Increases in energy prices sharply accelerated during the past year, as the price of oil more than doubled, and gasoline prices in United States rose by 25 percent. Responding to these price increases, Senator McCain and President Bush have called for an end to the 27-year old federal moratorium on offshore drilling for oil and gas in US waters, while Senator Obama supports a continuation of the ban. McCain has also indicated that he is reconsidering his opposition to drilling in the Artic region of Alaska. In another response to the energy price boom, Obama has proposed an excess profits tax on oil companies, while McCain has come out against such a tax. What does economic analysis contribute to an evaluation of these proposals?
Supporters of a continuation of the moratorium worry that offshore drilling and oil leakages will kill many fish, and damage beaches and other coastal areas.
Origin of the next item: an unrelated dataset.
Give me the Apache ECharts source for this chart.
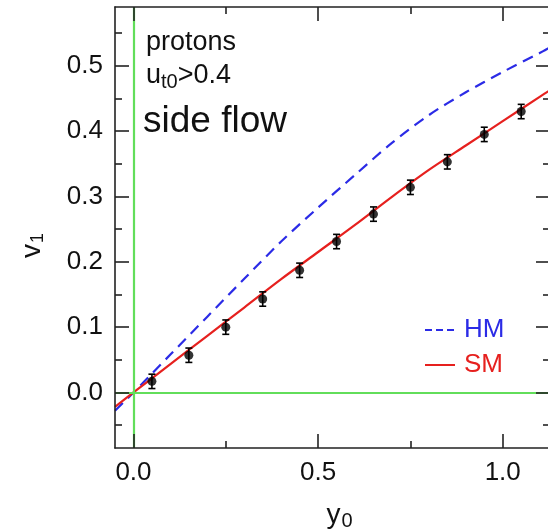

These are potential risks, but whether to continue the moratorium involves a balancing of the advantages of drilling against environmental and other risks. These risks have not been affected by the rise in energy prices, but the benefits from drilling clearly have increased. Additional oil (and gas) from offshore drilling would lower US spending on imported oil, and thereby reduce the transfer of wealth from Americans to other oil and gas producers. Larger domestic energy supplies would also improve energy security in the event of a disruption in the supplies of oil and gas from major producers located in places like the Middle East and Nigeria that have had terrorist attacks on oil production facilities.
Even if offshore drilling started tomorrow, it would take several years before actual production began since construction of platforms in deep water and installation of equipment take time. The value of ending the moratorium now would depend not on energy prices and risks of disruption this year or the next, but on the situation beginning in several years and extending over the following decade. Some oil specialists are predicting a rise in the price of oil to $200 a barrel during the next few years. I have argued previously why such a large price increase is unlikely (see my post on May 11); indeed, oil may very well retreat from its present level of over $130 a barrel. Still, as long as world GDP continues to grow over the next decade at a sizable pace-which is likely- the price of oil will remain far above what it was in the 1990's.
This means that the financial and other benefits from offshore drilling are likely to greatly exceed the benefits at the time the moratorium was imposed, for oil was then much cheaper even in inflation-adjusted terms. The increasing share of imports in the oil consumed by the United States, and the rise in oil prices, explain why the value of imported oil rose more than five fold since the 1980s. This is why cost-benefit calculations of whether to end the moratorium and allow offshore drilling have shifted in the direction of allowing drilling. Although the risks of offshore drilling are much harder to quantify than the benefits, I believe the shift in the benefit-cost ratio has been large enough so that the time has come to allow drilling. Norway and Great Britain, to take two examples, have allowed drilling in the North Sea for many years without suffering major environmental damage. To be sure, in the end oil companies are the ones who have to decide whether the gains from drilling are worth the risks, including lawsuits if there are damaging oil spills, but these companies seem eager to start drilling offshore.
The proposed excess profits tax on the earnings of oil companies would discourage the search for additional oil, and hence would have the opposite effects on this search from a relaxation of the moratorium on offshore drilling. An excess profits tax that is expected to persist for many years discourages further exploration for oil simply because much of the profits on new oil production would be taxed away. In 1980, President Jimmy Carter introduced a windfall tax on oil companies to prevent them from profiting a lot from the high price of oil due to the Iran-Iraq war. An evaluation by the Congressional Research Service, a think tank that provides reports to Congress, concluded that the tax significantly reduced domestic oil production and raised oil imports. Disillusionment with the tax led to its abandonment in 1987. Yet the lessons from this fiasco have been forgotten, for since the post-Katrina rise in gasoline prices in 2005, members of Congress have made regular attempts to introduce legislation with a sizable excess profits tax on oil companies.
Even those Americans who worry a lot about global warming and other global pollution form the use of oil should be reluctant to discourage oil production offshore or elsewhere by American oil companies. Lower production by American companies would cause a rise in the world price of oil. Moreover, increased production by other countries would tend to offset reduced production by the United States, so that the effect on global warming and global pollution is likely to be modest. However, the increase in wealth transferred from the United States to the Middle East, Russia, Venezuela, and other oil-producing countries could be substantial.